A year ago, Richard C. Blum, then the chairman of the Regents of the University of California, spoke at the Milken Institute’s Global Conference 2009, held at the Beverly Hilton in Beverly Hills. The corporate confab was hosted by Michael Milken, the “junk bond king” who went to prison in the aftermath of the savings and loan fiasco in the 1980s. Milken, who is barred from securities trading for life by federal regulators, has since recreated himself as a proponent of investing in for-profit educational corporations, an industry which regularly comes under government and media scrutiny in response to allegations of fraud made by dissatisfied students.

At the conference, Blum sat on a panel called “The New University and Its Role in the Economy,” alongside the presidents of the Massachusetts Institute of Technology (Susan Hockfield) and Arizona State University (Michael Crow). The panel focused on how universities can best serve the corporate jones for tech-savvy employees by recruiting smart freshmen with scientific aptitude.

One panel member urged treating universities as “laboratories of business ideas and products.”

As someone who oversees investment policy decisions for the University of California’s $63 billion portfolio, and as the largest shareholder in two for-profit corporate-run universities — in which UC invests — Blum had a unique perspective to share at the conference.

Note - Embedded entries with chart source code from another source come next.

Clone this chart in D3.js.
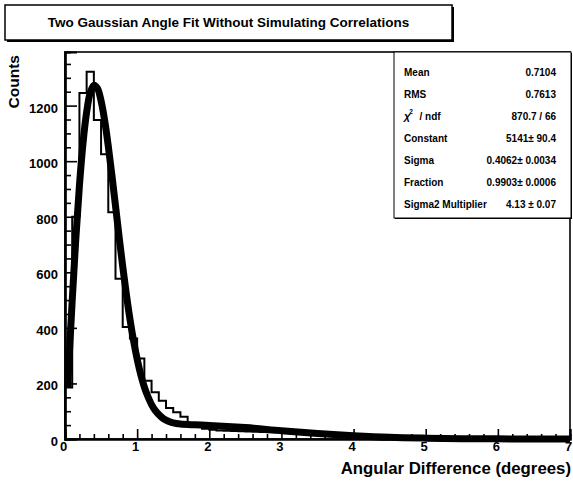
<!DOCTYPE html>
<html>
<head>
<meta charset="utf-8">
<script src="https://cdn.jsdelivr.net/npm/d3@7/dist/d3.min.js"></script>
<style>
  html, body { margin: 0; padding: 0; background: #fff; }
  svg { display: block; }
  text { font-family: "Liberation Sans", Arial, Helvetica, sans-serif; font-weight: bold; fill: #000; }
</style>
</head>
<body>
<svg id="chart" width="573" height="484"></svg>
<script>
// ---------------- data ----------------
const title = "Two Gaussian Angle Fit Without Simulating Correlations";
const xTitle = "Angular Difference (degrees)";
const yTitle = "Counts";
const binLow = 0, binHigh = 7, binWidth = 0.1;
const histCounts = [
  185, 800, 1245, 1322, 1148, 1025, 816, 577, 403, 362,
  290, 210, 168, 138, 112, 96, 80, 56, 44, 37,
  33, 31, 30, 29, 28, 27, 26, 25, 24, 23,
  22, 21, 20, 19, 18, 17, 16, 15, 14, 13,
  12, 11, 10, 10, 9, 8, 8, 7, 7, 6,
  6, 5, 5, 5, 4, 4, 4, 3, 3, 3,
  3, 2, 2, 2, 2, 2, 1, 1, 1, 1
];
const fitX = [0.036, 0.1, 0.15, 0.2, 0.25, 0.3, 0.35, 0.4, 0.45, 0.5, 0.55, 0.6, 0.65, 0.7, 0.75, 0.8, 0.85, 0.9, 0.95, 1.0,
              1.05, 1.1, 1.15, 1.2, 1.25, 1.3, 1.35, 1.4, 1.45, 1.5, 1.6, 1.8, 2.0, 2.5, 3.0, 3.5, 4.0, 4.5, 5.0, 5.5, 6.0, 6.5, 7.0];
const fitY = [184, 499, 721, 912, 1066, 1177, 1247, 1273, 1262, 1217, 1146, 1054, 950, 839, 728, 621, 522, 432, 354, 288,
              232, 187, 152, 124, 103, 88, 76, 68, 62, 58, 54, 51, 49, 41, 30, 20, 12, 6, 3, 1.3, 0.5, 0.2, 0.05];
const xMajorTicks = [0, 1, 2, 3, 4, 5, 6, 7];
const yMajorTicks = [0, 200, 400, 600, 800, 1000, 1200];
const statLabels = ["Mean", "RMS", "chi2", "Constant", "Sigma", "Fraction", "Sigma2 Multiplier"];
const statValues = ["0.7104", "0.7613", "870.7 / 66", "5141\u00b1 90.4", "0.4062\u00b1 0.0034", "0.9903\u00b1 0.0006", "4.13 \u00b1 0.07"];

// ---------------- layout ----------------
const frame = { left: 65, right: 570, top: 52, bottom: 439 };
const yMax = 1393;

const svg = d3.select("#chart");
svg.append("rect").attr("width", 573).attr("height", 484).attr("fill", "#fff");

const x = d3.scaleLinear().domain([binLow, binHigh]).range([frame.left, frame.right]);
const y = d3.scaleLinear().domain([0, yMax]).range([frame.bottom, frame.top]);

// frame
svg.append("rect")
  .attr("x", frame.left).attr("y", frame.top)
  .attr("width", frame.right - frame.left).attr("height", frame.bottom - frame.top)
  .attr("fill", "none").attr("stroke", "#000").attr("stroke-width", 1.6);

// histogram outline
const histPts = [[binLow, 0]];
histCounts.forEach((c, i) => {
  histPts.push([binLow + i * binWidth, c]);
  histPts.push([binLow + (i + 1) * binWidth, c]);
});
histPts.push([binHigh, 0]);
svg.append("path")
  .attr("d", d3.line().x(d => x(d[0])).y(d => y(d[1]))(histPts))
  .attr("fill", "none").attr("stroke", "#000").attr("stroke-width", 2)
  .attr("stroke-linejoin", "miter");

// fit curve
const fitPts = fitX.map((v, i) => [v, fitY[i]]);
svg.append("path")
  .attr("d", d3.line().x(d => x(d[0])).y(d => y(d[1])).curve(d3.curveCatmullRom)(fitPts))
  .attr("fill", "none").attr("stroke", "#000").attr("stroke-width", 7)
  .attr("stroke-linejoin", "round");

// x axis
const xMinor = d3.range(0, 7.0001, 0.2).map(v => +v.toFixed(2)).filter(v => !xMajorTicks.includes(v));
const gxMinor = svg.append("g").attr("transform", `translate(0,${frame.bottom})`)
  .call(d3.axisBottom(x).tickValues(xMinor).tickSize(-5).tickFormat(""));
const gx = svg.append("g").attr("transform", `translate(0,${frame.bottom})`)
  .call(d3.axisBottom(x).tickValues(xMajorTicks).tickSize(-10).tickPadding(3).tickFormat(d3.format("d")));
[gx, gxMinor].forEach(g => {
  g.selectAll("line").attr("stroke", "#000").attr("stroke-width", 1.6);
  g.select(".domain").attr("stroke", "#000").attr("stroke-width", 2.2);
});
gx.selectAll("text").attr("font-size", 13).attr("font-family", null).attr("dx", -2);

// y axis
const yMinor = d3.range(0, yMax, 50).filter(v => !yMajorTicks.includes(v));
const gyMinor = svg.append("g").attr("transform", `translate(${frame.left},0)`)
  .call(d3.axisLeft(y).tickValues(yMinor).tickSize(-6).tickFormat(""));
const gy = svg.append("g").attr("transform", `translate(${frame.left},0)`)
  .call(d3.axisLeft(y).tickValues(yMajorTicks).tickSize(-12).tickPadding(7).tickFormat(d3.format("d")));
[gy, gyMinor].forEach(g => {
  g.selectAll("line").attr("stroke", "#000").attr("stroke-width", 1.6);
  g.select(".domain").attr("stroke", "#000").attr("stroke-width", 2.2);
});
gy.selectAll("text").attr("font-size", 13).attr("font-family", null).attr("dy", "0.5em");

// axis titles
svg.append("text").attr("x", frame.right + 1).attr("y", 474)
  .attr("text-anchor", "end").attr("font-size", 16.8).text(xTitle);
svg.append("text").attr("transform", `translate(19,55) rotate(-90)`)
  .attr("text-anchor", "end").attr("font-size", 15.5).text(yTitle);

// title box
svg.append("rect").attr("x", 7).attr("y", 7).attr("width", 447).attr("height", 35).attr("fill", "#000");
svg.append("rect").attr("x", 5).attr("y", 5).attr("width", 447).attr("height", 35)
  .attr("fill", "#fff").attr("stroke", "#000").attr("stroke-width", 1.5);
svg.append("text").attr("x", 228.5).attr("y", 27).attr("text-anchor", "middle")
  .attr("font-size", 13.5).text(title);

// stats box
const sb = { x: 394, y: 52, w: 177, h: 166 };
svg.append("rect").attr("x", sb.x + 1).attr("y", sb.y + 1).attr("width", sb.w).attr("height", sb.h).attr("fill", "#000");
svg.append("rect").attr("x", sb.x).attr("y", sb.y).attr("width", sb.w).attr("height", sb.h)
  .attr("fill", "#fff").attr("stroke", "#000").attr("stroke-width", 1);
const rowY = d3.scalePoint().domain(d3.range(statLabels.length)).range([76, 208]);
statLabels.forEach((lab, i) => {
  const t = svg.append("text").attr("x", 404).attr("y", rowY(i)).attr("font-size", 10);
  if (lab === "chi2") {
    t.append("tspan").attr("font-size", 11).attr("font-style", "italic").text("\u03c7");
    t.append("tspan").attr("font-size", 6.5).attr("dx", -1).attr("dy", -6).text("2");
    t.append("tspan").attr("dy", 6).attr("dx", 1).text("  / ndf");
    t.attr("xml:space", "preserve");
  } else {
    t.text(lab);
  }
  svg.append("text").attr("x", 556).attr("y", rowY(i)).attr("text-anchor", "end")
    .attr("font-size", 10).text(statValues[i]);
});
</script>
</body>
</html>
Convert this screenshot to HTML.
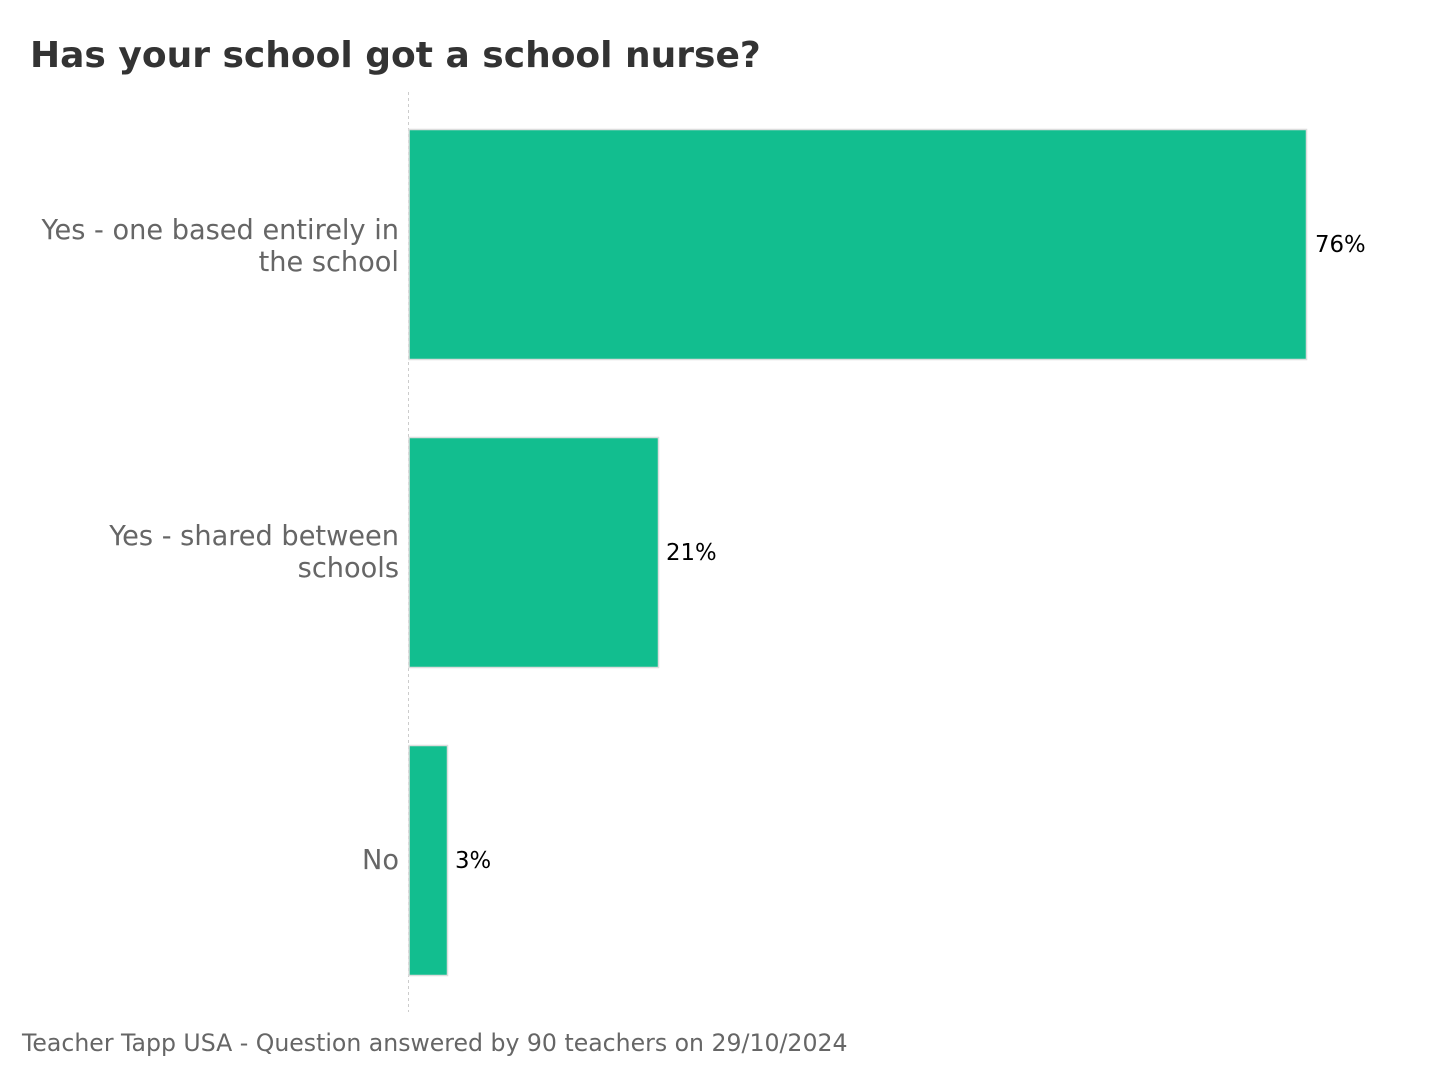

He advised public universities to attract business-oriented students with clever advertisements, as vocational schools do.

“It’s like anything else,” he said. “It’s how you market it.”

Marketing strategy aside, Blum has taken on two seemingly disparate roles — one as an advocate for a nonprofit university, and the other as an owner of two for-profit educational corporations.

For several years, Blum’s firm, Blum Capital Partners, has been the dominant shareholder in two of the nation’s largest for-profit universities, Career Education Corp. and ITT Educational Services, Inc. The San Francisco-based firm’s combined holdings in the two chain schools is currently $923 million. UC investment managers have invested $53 million of public funds in the two educational corporations. Blum sits on the university’s investment committee, which oversees the management of the university’s stock portfolio.

It is not clear whether Blum had a direct role in decisions regarding UC’s educational corporation investments, but the juxtaposition of his significant personal stake in educational corporations with his role as financial advisor to the state’s crown-jewel school system — also an investor in the same educational corporations — raises questions, at the very least, about the appearance of conflict of interest.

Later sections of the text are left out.